Cúllar, Granada, 30 de octubre de 1983. Música, luces, risas de verbena. Dolores García Rodríguez, 10 años, pide un instante para asomarse a la noche del pueblo… y la noche no se la devuelve. Entre puestos, farolillos y gente conocida, su rastro se corta como si alguien hubiese apagado una lámpara.
Los primeros días fueron una oleada: calles peinadas, descampados a pie, pozos, cortijos, rumores que arañan. Pasan semanas, luego meses, luego años. Quedan los carteles amarillos, las preguntas sin eco, los “yo la vi” que no llevan a ninguna parte. En Cúllar, el nombre de Dolores se convierte en un murmullo que nadie quiere pronunciar en voz alta.
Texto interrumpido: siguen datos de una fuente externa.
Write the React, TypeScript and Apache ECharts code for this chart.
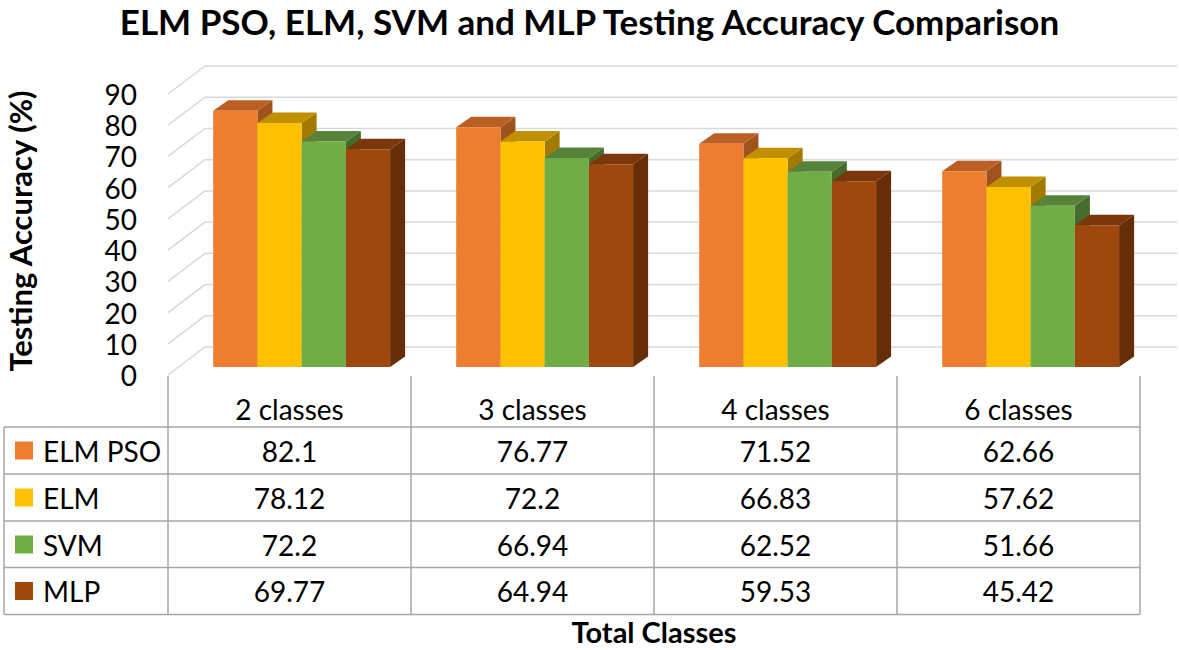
import React, { useEffect, useRef } from "react";
import * as echarts from "echarts";

const categories = ["2 classes", "3 classes", "4 classes", "6 classes"];
const seriesNames = ["ELM PSO", "ELM", "SVM", "MLP"];
const elmPso = [82.1, 76.77, 71.52, 62.66];
const elm = [78.12, 72.2, 66.83, 57.62];
const svm = [72.2, 66.94, 62.52, 51.66];
const mlp = [69.77, 64.94, 59.53, 45.42];
const seriesValues = [elmPso, elm, svm, mlp];
const yTicks = [0, 10, 20, 30, 40, 50, 60, 70, 80, 90];

const frontColors = ["#ED7D31", "#FFC000", "#70AD47", "#9E480E"];
const topColors = ["#BC5F25", "#C09000", "#56823A", "#7B370B"];
const sideColors = ["#A0521D", "#A27A00", "#466C2D", "#652D08"];

const FONT = "Lato, 'Open Sans', sans-serif";
const GRID_LEFT = 168;
const GRID_RIGHT_X = 1140;
const GRID_TOP = 94;
const GRID_BOTTOM_Y = 375;
const W = 1179;
const H = 650;

export default function App() {
  const ref = useRef<HTMLDivElement>(null);

  useEffect(() => {
    document.body.style.margin = "0";
    if (!ref.current) return;
    const chart = echarts.init(ref.current, undefined, { renderer: "svg" });

    const wallSeries = {
      type: "custom",
      name: "wall",
      silent: true,
      clip: false,
      data: yTicks.map((t) => [0, t]),
      encode: { x: 0, y: 1 },
      renderItem: (params: any, api: any) => {
        const v = api.value(1);
        const p = api.coord([0, v]);
        const cs = params.coordSys;
        const x0 = cs.x;
        const y = p[1];
        return {
          type: "polyline",
          shape: {
            points: [
              [x0, y],
              [x0 + 37, y - 28],
              [x0 + cs.width + 37, y - 28],
            ],
          },
          style: { stroke: "#D9D9D9", lineWidth: 1.5, fill: null },
        };
      },
    };

    const barSeries = seriesValues.map((vals, k) => ({
      type: "custom",
      name: seriesNames[k],
      clip: false,
      data: vals.map((v, i) => [i, v]),
      encode: { x: 0, y: 1 },
      renderItem: (params: any, api: any) => {
        const cat = api.value(0);
        const v = api.value(1);
        const base = api.coord([cat, 0]);
        const topP = api.coord([cat, v]);
        const band = api.size([1, 0])[0];
        const bw = band * 0.182;
        const shift = band * 0.05;
        const x = base[0] + shift - 2 * bw + k * bw;
        const yb = base[1] - 8;
        const yt = topP[1] - 8;
        const dx = 15;
        const dy = -10.5;
        return {
          type: "group",
          children: [
            {
              type: "polygon",
              shape: {
                points: [
                  [x + bw, yt],
                  [x + bw + dx, yt + dy],
                  [x + bw + dx, yb + dy],
                  [x + bw, yb],
                ],
              },
              style: { fill: sideColors[k] },
            },
            {
              type: "polygon",
              shape: {
                points: [
                  [x, yt],
                  [x + bw, yt],
                  [x + bw + dx, yt + dy],
                  [x + dx, yt + dy],
                ],
              },
              style: { fill: topColors[k] },
            },
            {
              type: "rect",
              shape: { x, y: yt, width: bw, height: yb - yt },
              style: { fill: frontColors[k] },
            },
          ],
        };
      },
    }));

    // table graphics
    const colW = (GRID_RIGHT_X - GRID_LEFT) / categories.length;
    const rowTops = [427, 474, 521, 567.5];
    const rowH = 47;
    const tableBottom = 614.5;
    const lineColor = "#A6A6A6";
    const graphics: any[] = [];
    [...rowTops, tableBottom].forEach((y) => {
      graphics.push({
        type: "line",
        shape: { x1: 4, y1: y, x2: GRID_RIGHT_X, y2: y },
        style: { stroke: lineColor, lineWidth: 1.5 },
        silent: true,
      });
    });
    graphics.push({
      type: "line",
      shape: { x1: 4, y1: rowTops[0], x2: 4, y2: tableBottom },
      style: { stroke: lineColor, lineWidth: 1.5 },
      silent: true,
    });
    for (let j = 0; j <= categories.length; j++) {
      const x = GRID_LEFT + j * colW;
      graphics.push({
        type: "line",
        shape: { x1: x, y1: GRID_BOTTOM_Y + 1, x2: x, y2: tableBottom },
        style: { stroke: lineColor, lineWidth: 1.5 },
        silent: true,
      });
    }
    seriesNames.forEach((name, r) => {
      const cy = rowTops[r] + rowH / 2;
      graphics.push({
        type: "rect",
        shape: { x: 15, y: cy - 9, width: 18, height: 18 },
        style: { fill: frontColors[r] },
        silent: true,
      });
      graphics.push({
        type: "text",
        x: 43,
        y: cy,
        style: {
          text: name,
          fontSize: 28,
          fontFamily: FONT,
          fill: "#000",
          align: "left",
          verticalAlign: "middle",
        },
        silent: true,
      });
      seriesValues[r].forEach((v, j) => {
        graphics.push({
          type: "text",
          x: GRID_LEFT + (j + 0.5) * colW,
          y: cy,
          style: {
            text: String(v),
            fontSize: 28,
            fontFamily: FONT,
            fill: "#000",
            align: "center",
            verticalAlign: "middle",
          },
          silent: true,
        });
      });
    });
    graphics.push({
      type: "text",
      x: 20,
      y: 231,
      rotation: Math.PI / 2,
      style: {
        text: "Testing Accuracy (%)",
        fontSize: 31,
        fontWeight: "bold",
        fontFamily: FONT,
        fill: "#000",
        align: "center",
        verticalAlign: "middle",
      },
      silent: true,
    });
    graphics.push({
      type: "text",
      x: (GRID_LEFT + GRID_RIGHT_X) / 2,
      y: 631,
      style: {
        text: "Total Classes",
        fontSize: 29,
        lineHeight: 29,
        fontWeight: "bold",
        fontFamily: FONT,
        fill: "#000",
        align: "center",
        verticalAlign: "middle",
      },
      silent: true,
    });
    graphics.push({
      type: "text",
      x: W / 2,
      y: 21,
      style: {
        text: "ELM PSO, ELM, SVM and MLP Testing Accuracy Comparison",
        fontSize: 35,
        lineHeight: 36,
        fontWeight: "bold",
        fontFamily: FONT,
        fill: "#000",
        align: "center",
        verticalAlign: "middle",
      },
      silent: true,
    });

    chart.setOption({
      animation: false,
      backgroundColor: "#FFFFFF",
      grid: {
        left: GRID_LEFT,
        right: W - GRID_RIGHT_X,
        top: GRID_TOP,
        height: GRID_BOTTOM_Y - GRID_TOP,
        containLabel: false,
      },
      xAxis: {
        type: "category",
        data: categories,
        axisLine: { show: false },
        axisTick: { show: false },
        splitLine: { show: false },
        axisLabel: {
          show: true,
          margin: 20,
          fontSize: 28,
          lineHeight: 28,
          fontFamily: FONT,
          color: "#000",
        },
      },
      yAxis: {
        type: "value",
        min: 0,
        max: 90,
        interval: 10,
        axisLine: { show: false },
        axisTick: { show: false },
        splitLine: { show: false },
        axisLabel: {
          margin: 31,
          fontSize: 28,
          fontFamily: FONT,
          color: "#000",
        },
      },
      series: [wallSeries, ...barSeries],
      graphic: graphics,
    });

    return () => {
      chart.dispose();
    };
  }, []);

  return <div ref={ref} style={{ width: W, height: H }} />;
}
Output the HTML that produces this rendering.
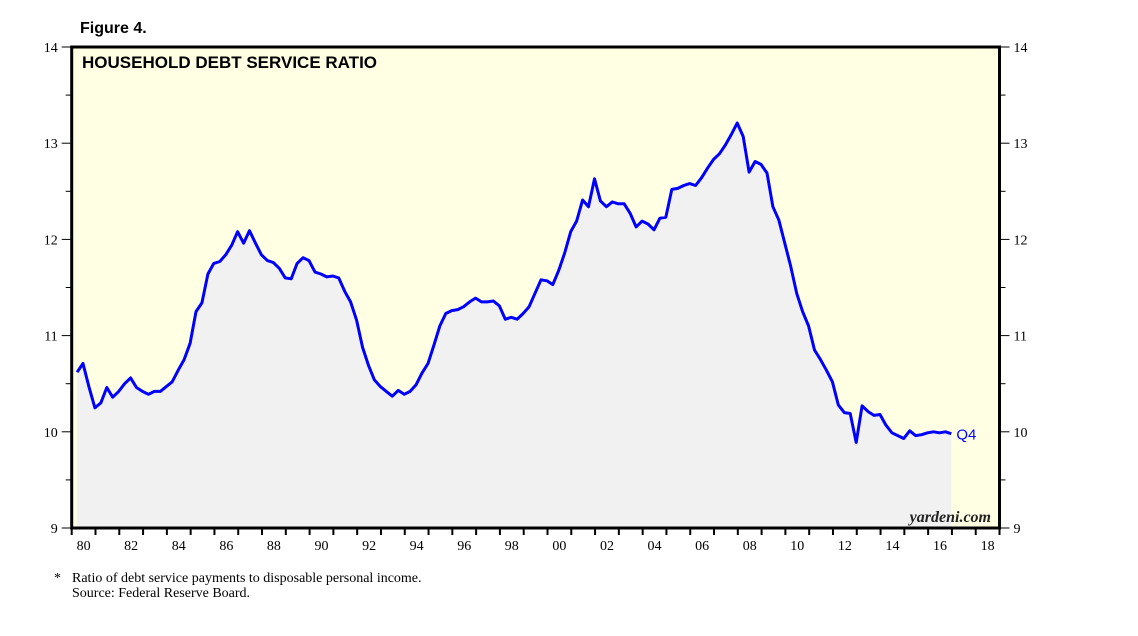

Cuatro décadas después, en diciembre de 2023, un pastor se adentra en una cavidad difícil, la Sima del Carrascal (Huéscar), y el tiempo se parte. En una oquedad húmeda aparecen restos humanos: huesos pequeños e infantiles que despiertan el viejo miedo. La noticia corre del cortijo a la radio local, del grupo de WhatsApp al telediario. La cueva, de golpe, ya no es paisaje: es escenario.
Los agentes aseguran la zona; llegan policía judicial, forenses y espeleólogos. La recogida de restos es quirúrgica: fotografías, geolocalización, cadena de custodia. Entre ese material óseo, otra sorpresa: huesos de una persona adulta. La hipótesis que late en titulares y pasillos dice un nombre: Francisca Reche Rodríguez, desaparecida en 1994 en la misma comarca. La cueva habla en plural.
Las pruebas de ADN se ponen en marcha: cotejos con familiares, laboratorios, esperas que pesan como piedra. Sin confirmación oficial, los medios locales apuntan a alta compatibilidad con Dolores. La alcaldesa de Cúllar pide prudencia y respeto; el pueblo respira hondo porque intuye que, si esta es la respuesta, llega con cuarenta inviernos de retraso.
La Sima del Carrascal añade preguntas: ¿quién conocía ese acceso escarpado?, ¿quién tuvo tiempo, fuerza y vehículo para llegar hasta allí sin ser visto?, ¿por qué dos víctimas separadas por una década podrían coincidir en su mismo final? La tesis oscura es inevitable: una cueva usada para ocultar cuerpos. La cautela forense, también: conexión no es certeza.
La línea del 83 vuelve a encenderse con luz de 2024: entrevistas a supervivientes de la memoria, revisión de sumarios, cotejo de testimonios de fiesta, coches, ausencias de minutos. Los investigadores miran atrás y encuentran una época sin cámaras, sin ADN, con protocolos rudimentarios y archivos perdidos. El caso se pregunta a sí mismo si la verdad estuvo siempre cerca… solo que no teníamos las herramientas.
En paralelo, las familias caminan sobre una cuerda finísima: entre la esperanza de identificar y el pánico a confirmar. La identificación genética no solo cierra un nombre; abre un procedimiento: reconstrucción de últimos movimientos, mapa de allegados, búsqueda de patrones, incluso exhumaciones comparativas si hicieran falta. La justicia, esta vez, promete no tener prisa.
Cúllar y Huéscar encienden velas. Los periódicos vuelven a escribir desaparición en Granada, restos óseos, identificación por ADN, caso sin resolver. La cueva, discreta y áspera, se convierte en lugar de duelo. En las plazas se habla de segundas búsquedas, de errores de los ochenta, de puertas que quizá alguien cerró con llave de poder o de miedo.
La crónica, hoy, es un filo: si los restos confirman a Dolores, ¿quién la llevó hasta allí aquella noche de fiesta? ¿Qué fuerza arranca a una niña de 10 años en mitad de su gente? ¿Qué historia une a una menor de 1983 con una mujer desaparecida en 1994? ¿Y cuántas verdades más siguen escondidas en las cuevas del altiplano, esperando que alguien, por fin, se atreva a mirar?